November 08, 2024
MEN'S COLLEGE HOCKEY

Shields’ scoring aided by one-timers

WORCESTER, Mass. – First-year right winger Colin Shields’ 28 goals are the most scored by a University of Maine player in a single season since Brad Purdie notched 29 during the 1994-95 season. He is tied for fifth in the country in goals and his 13 power-play goals have him tied for second in the nation.

Several of Shields’ goals this season have come on one-timers. Like many top goal scorers, he has the ability to fire the puck accurately and with exceptional pace without stopping it first. One-timers are tougher for goalies to stop. They are released so quickly, goalies don’t have time to get themselves set.

What’s the key to a one-timer?

“You have to time it right and you want to make sure the puck is nice and close to your body. You want your shoulder right over the puck and you want to get all of your weight behind it. You shift your weight from the back foot to the front foot,” said Shields, who has keyed a resurgent Maine power play since being put at the point six games ago.

Maine is 11-for-31 with the man advantage (35.5 percent) and Shields has three power-play goals and three assists.

He also said it is important to make contact with the puck on the down swing rather than the upswing.

“You don’t want to hit too much ice behind the puck, but it’s all right to do so on your follow-through [after the puck has been struck],” said Shields.

Expansion to 16 teams likely in 2003

Bids are already coming in to host next year’s NCAA Hockey Tournament regionals and, according to NCAA Ice Hockey Committee chairman Jack McDonald, the athletic director at Quinnipiac University (Conn.), it appears a very good bet that the NCAA will approve the expansion to 16 teams for next season.

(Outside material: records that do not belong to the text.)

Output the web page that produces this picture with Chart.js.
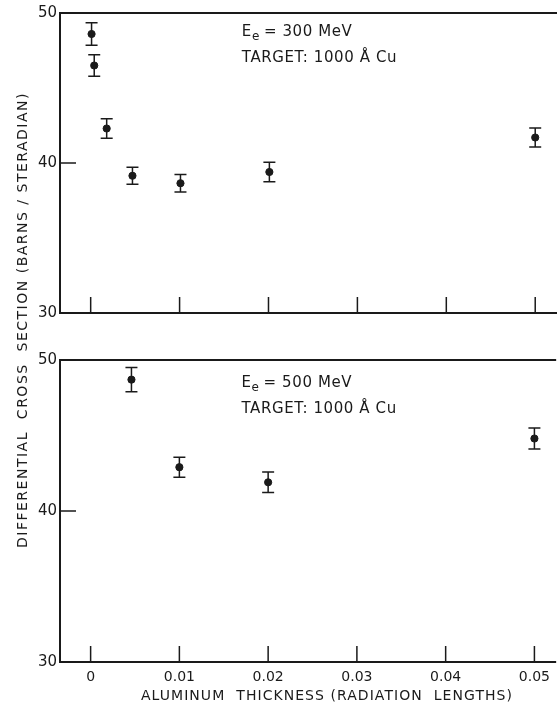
<!DOCTYPE html>
<html>
<head>
<meta charset="utf-8">
<script src="https://cdn.jsdelivr.net/npm/chart.js@4/dist/chart.umd.min.js"></script>
<style>
  html, body { margin: 0; padding: 0; background: #fff; }
  body { width: 557px; height: 704px; position: relative; overflow: hidden; font-family: "DejaVu Sans", sans-serif; color: #1a1a1a; }
  #c1 { position: absolute; left: 0; top: 0; }
  #c2 { position: absolute; left: 0; top: 330px; }
  .ytitle { position: absolute; left: 22px; top: 320px; transform: translate(-50%, -50%) rotate(-90deg); white-space: nowrap; font-size: 14px; letter-spacing: 1.5px; }
  .xtitle { position: absolute; left: 327px; top: 695px; transform: translate(-50%, -50%); white-space: nowrap; font-size: 14px; letter-spacing: 1.05px; }
</style>
</head>
<body>
<canvas id="c1" width="557" height="330"></canvas>
<canvas id="c2" width="557" height="374"></canvas>
<div class="ytitle">DIFFERENTIAL&nbsp; CROSS&nbsp; SECTION (BARNS / STERADIAN)</div>
<div class="xtitle">ALUMINUM&nbsp; THICKNESS (RADIATION&nbsp; LENGTHS)</div>
<script>
// ---- data ----
const xTicks = [0, 0.01, 0.02, 0.03, 0.04, 0.05];
const xTickLabels = ["0", "0.01", "0.02", "0.03", "0.04", "0.05"];
const yTicks = [30, 40, 50];
const yTickLabels = ["30", "40", "50"];

const thick300 = [0.0001, 0.0004, 0.0018, 0.0047, 0.0101, 0.0201, 0.0500];
const sigma300 = [48.6, 46.5, 42.3, 39.15, 38.65, 39.4, 41.7];
const err300   = [0.75, 0.72, 0.65, 0.56, 0.58, 0.65, 0.63];

const thick500 = [0.0046, 0.0100, 0.0200, 0.0500];
const sigma500 = [48.7, 42.9, 41.9, 44.8];
const err500   = [0.8, 0.66, 0.68, 0.7];

const label300 = ["300 MeV", "TARGET: 1000 Å Cu"];
const label500 = ["500 MeV", "TARGET: 1000 Å Cu"];

const INK = "#1a1a1a";
const FONT = '"DejaVu Sans", sans-serif';

const framePlugin = {
  id: 'frame',
  beforeDatasetsDraw(chart, args, opts) {
    const { ctx, scales: { x, y } } = chart;
    const ds = chart.data.datasets[0];
    ctx.save();
    ctx.strokeStyle = INK;
    ctx.lineWidth = 1.5;
    ds.data.forEach((p, i) => {
      const e = opts.errors[i];
      const px = x.getPixelForValue(p.x);
      const y1 = y.getPixelForValue(p.y + e);
      const y2 = y.getPixelForValue(p.y - e);
      ctx.beginPath();
      ctx.moveTo(px, y1); ctx.lineTo(px, y2);
      ctx.moveTo(px - 6, y1); ctx.lineTo(px + 6, y1);
      ctx.moveTo(px - 6, y2); ctx.lineTo(px + 6, y2);
      ctx.stroke();
    });
    ctx.restore();
  },
  afterDatasetsDraw(chart, args, opts) {
    const { ctx, chartArea: a, scales: { x, y } } = chart;
    ctx.save();
    ctx.strokeStyle = INK;
    ctx.lineWidth = 2;
    ctx.beginPath();
    ctx.moveTo(a.right, a.top);
    ctx.lineTo(a.left, a.top);
    ctx.lineTo(a.left, a.bottom);
    ctx.lineTo(a.right, a.bottom);
    ctx.stroke();
    ctx.lineWidth = 1.5;
    ctx.beginPath();
    x.ticks.forEach(t => {
      const px = x.getPixelForValue(t.value);
      ctx.moveTo(px, a.bottom); ctx.lineTo(px, a.bottom - 16);
    });
    y.ticks.forEach(t => {
      const py = y.getPixelForValue(t.value);
      ctx.moveTo(a.left, py); ctx.lineTo(a.left + 16, py);
    });
    ctx.stroke();
    // annotation
    const lx = x.getPixelForValue(opts.labelX);
    const ly1 = a.top + opts.line1;
    const ly2 = a.top + opts.line2;
    ctx.fillStyle = INK;
    ctx.textBaseline = 'middle';
    ctx.textAlign = 'left';
    ctx.font = '15px ' + FONT;
    ctx.letterSpacing = '0.6px';
    ctx.fillText('E', lx, ly1);
    const wE = ctx.measureText('E').width;
    ctx.font = '12px ' + FONT;
    ctx.fillText('e', lx + wE, ly1 + 5);
    const we = ctx.measureText('e').width;
    ctx.font = '15px ' + FONT;
    ctx.fillText('= ' + opts.text[0], lx + wE + we + 4, ly1);
    ctx.fillText(opts.text[1], lx, ly2);
    ctx.restore();
  }
};

function makeChart(id, xs, ys, errs, text, padTop, padBottom, showX, line1, line2) {
  return new Chart(document.getElementById(id), {
    type: 'scatter',
    data: {
      datasets: [{
        data: xs.map((v, i) => ({ x: v, y: ys[i] })),
        backgroundColor: INK,
        borderColor: INK,
        pointRadius: 3.6,
        pointHoverRadius: 3.6,
        clip: false
      }]
    },
    options: {
      responsive: false,
      animation: false,
      events: [],
      layout: { autoPadding: false, padding: { top: padTop, right: 0, bottom: padBottom, left: 0 } },
      plugins: {
        legend: { display: false },
        tooltip: { enabled: false },
        frame: { errors: errs, text: text, labelX: 0.0170, line1: line1, line2: line2 }
      },
      scales: {
        x: {
          type: 'linear',
          min: -0.00345,
          max: 0.05245,
          display: showX,
          afterBuildTicks: s => { s.ticks = xTicks.map(v => ({ value: v })); },
          afterFit: s => { if (showX) s.height = 42; },
          grid: { display: false, drawTicks: false },
          border: { display: false },
          ticks: {
            padding: 7,
            color: INK,
            font: { family: FONT, size: 14 },
            maxRotation: 0,
            autoSkip: false,
            callback: (v) => { const i = xTicks.indexOf(v); return i >= 0 ? xTickLabels[i] : ''; }
          }
        },
        y: {
          type: 'linear',
          min: 30,
          max: 50,
          afterBuildTicks: s => { s.ticks = yTicks.map(v => ({ value: v })); },
          afterFit: s => { s.width = 60; },
          grid: { display: false, drawTicks: false },
          border: { display: false },
          ticks: {
            padding: 3,
            color: INK,
            font: { family: FONT, size: 15 },
            callback: (v) => { const i = yTicks.indexOf(v); return i >= 0 ? yTickLabels[i] : ''; }
          }
        }
      }
    },
    plugins: [framePlugin]
  });
}

makeChart('c1', thick300, sigma300, err300, label300, 13, 17, false, 19, 45);
makeChart('c2', thick500, sigma500, err500, label500, 30, 0, true, 23, 49);
</script>
</body>
</html>
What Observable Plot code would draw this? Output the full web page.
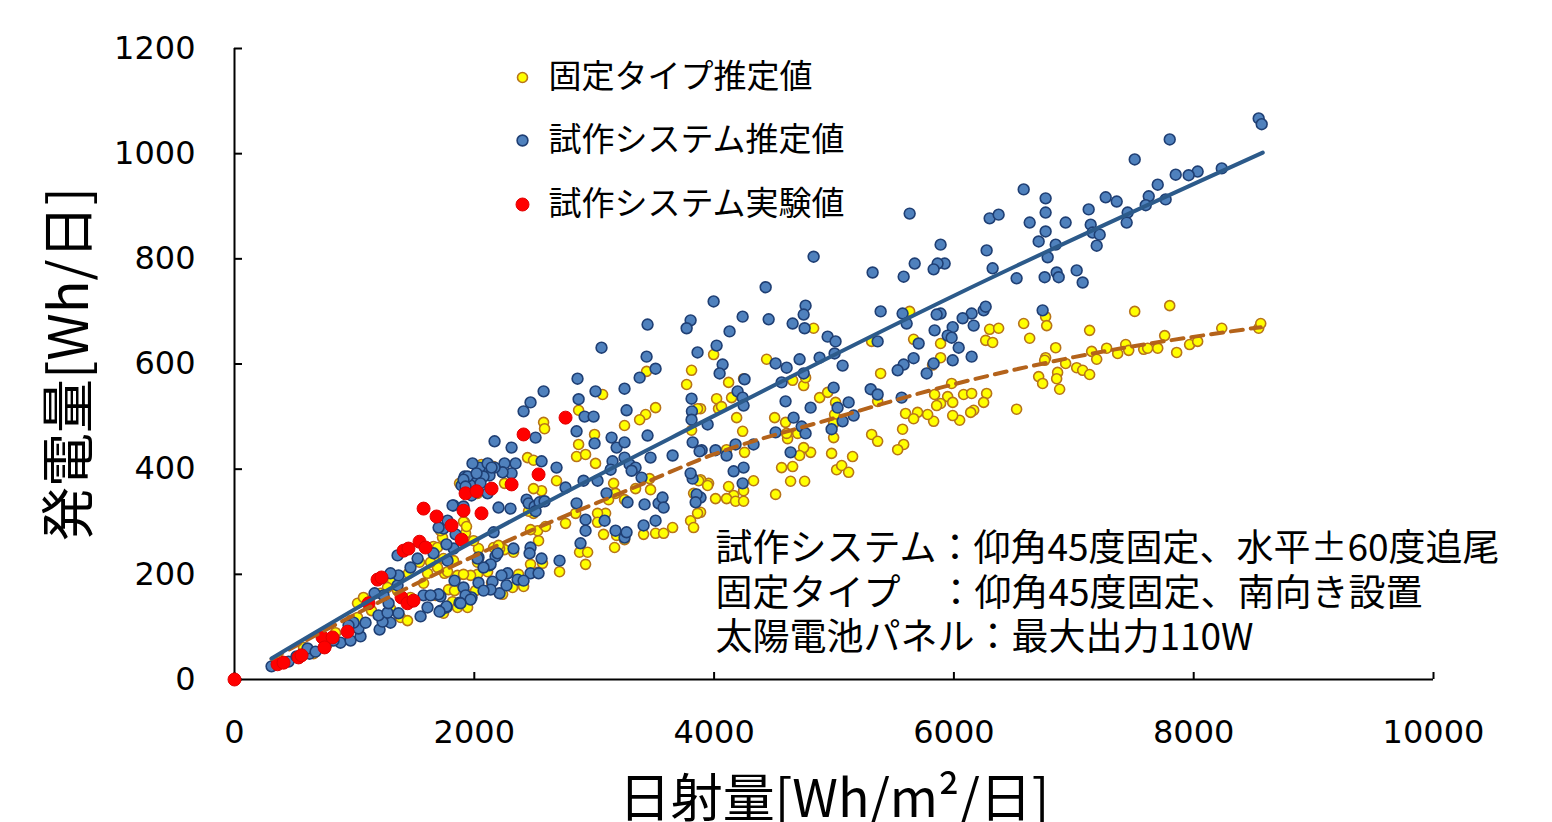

The NCAA Division I softball tournament will be expanded from 48 to 64 teams and the men’s lacrosse tourney, like hockey, will go from 12 to 16 teams.

But it could be presumptuous to assume that there will be four, four-team regionals.

“It’s most likely that it will be four, four-team regionals, but we also need to take a look at other options,” said McDonald. “We want to walk before we run. We don’t want to end up with four half-filled buildings.”

He said they will begin looking at regional site bids in June.

“We’ll get buildings. It’s just a matter of filling them. We’re more worried about the West,” said McDonald.

There are no worries for McDonald and his committee this season.

“All six dates are sold out. That has never happened before,” said McDonald, referring to the two regional dates in Worcester and Ann Arbor, Mich., and the Frozen Four in St. Paul, Minn., April 4-6.

McDonald said College Hockey America is likely to get the sixth automatic qualifier next season. The tourney champs in Hockey East, ECAC, MAAC, WCHA, and CCHA received automatic berths this year.

Walsh still in players’ minds

University of Maine senior right winger Niko Dimitrakos said former Maine coach Shawn Walsh, who died of complications from kidney cancer on Sept. 24, is still very much on the minds of the players.

“This was his time of year and he passed that on to us,” said Dimitrakos. “He always told us don’t worry if you lose in the Hockey East semifinals or finals, our goal is to make the NCAA Tournament and to win the national title. The last time we won the national championship [1999], we didn’t win the Hockey East regular-season title or the Hockey East tournament.”

MacDonald aids Quinnipiac player

Josh MacDonald of Millinocket, the University of Maine equipment manager and skate sharpener, gave a helping hand to Quinnipiac sophomore defenseman Wade Winkler Friday.

Winkler needed his blade riveted to his boot and MacDonald was more than happy to oblige after Braves coach Rand Pecknold asked for his help.

“It was no big deal. They didn’t have an equipment guy with them,” said MacDonald, a fifth-year student at Maine.

MacDonald joked that if Harvard coach Mark Mazzoleni had made the same request, his answer might have been different.

Maine and Harvard meet in Saturday’s first-round game at noon in the NCAA Tournament’s Eastern Regional.